Vauxhall Vivaro-e (2020) IVOTY review

Date: Thursday, October 1, 2020   |   Author: George Barrow

Vauxhall has produced an electric van with the functionality and flexibility of its ICE equivalents.


As electric vans become more common it will soon become apparent that not all EVs are made equal. While we’re all familiar with the parlance of the combustion engine – horsepower, engine size, torque – the language and details of an electric light commercial are still new to many. 

Power is kW, which can be translated to hp, while torque is still measured in Nm, but then there are measures specific to the electric power trains. From kWh battery sizes to charging options measured in kW it is a whole new way of looking at the requirements of a van. Thankfully, the really important parts – the practical elements – of these new eLCVs are almost unchanged and so too is the terminology. 

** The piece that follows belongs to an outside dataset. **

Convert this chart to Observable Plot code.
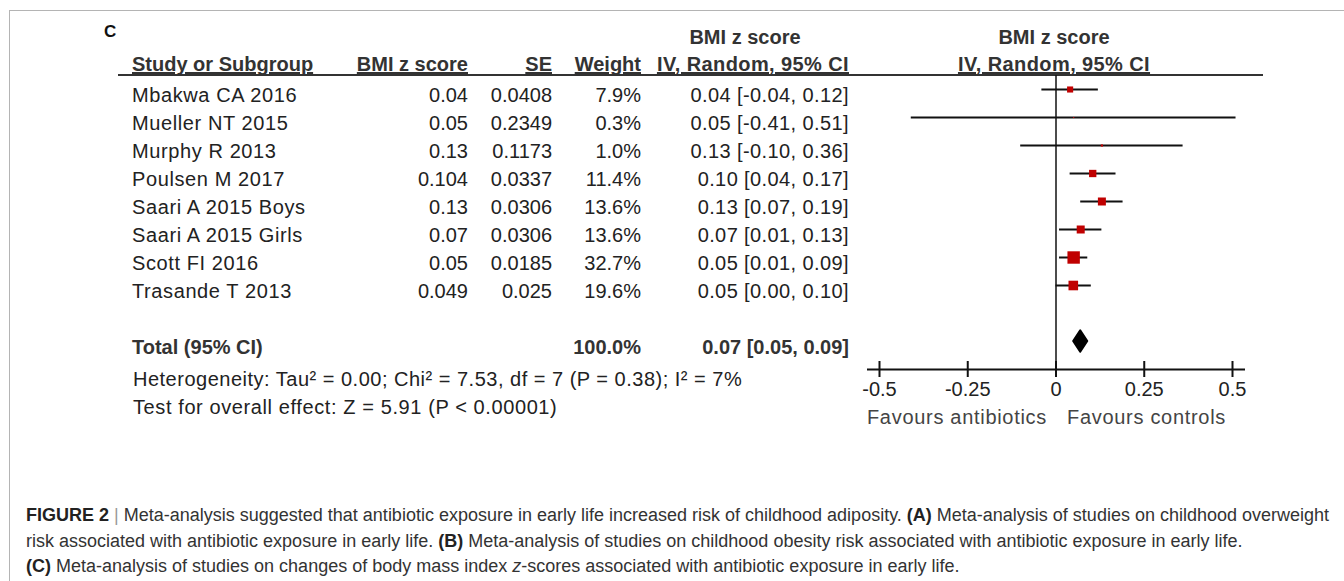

You will know that batteries and motors add weight, but removing engines and transmissions mean that due to improvements in battery technology there is now little difference in weight with internal combustion engine (ICE) equivalents. 

With a new age of dual-purpose vans coming to market, many have been created as ICE vehicles and adapted for electric powertrain options. The resulting benefits are often outweighed by some more obvious shortcomings of these bastardised vans. 

Fortunately, the Vauxhall Vivaro-e has been designed from the off with both ICE and EV in mind. That’s not to say it is perfect in its architecture, but it starts the fight with two free hands as opposed to having one tied behind its back. 

Based heavily on the Vauxhall Corsa-e, the small Vauxhall passenger car, the driveline fits comfortably between the chassis rails of the Vauxhall Vivaro-e.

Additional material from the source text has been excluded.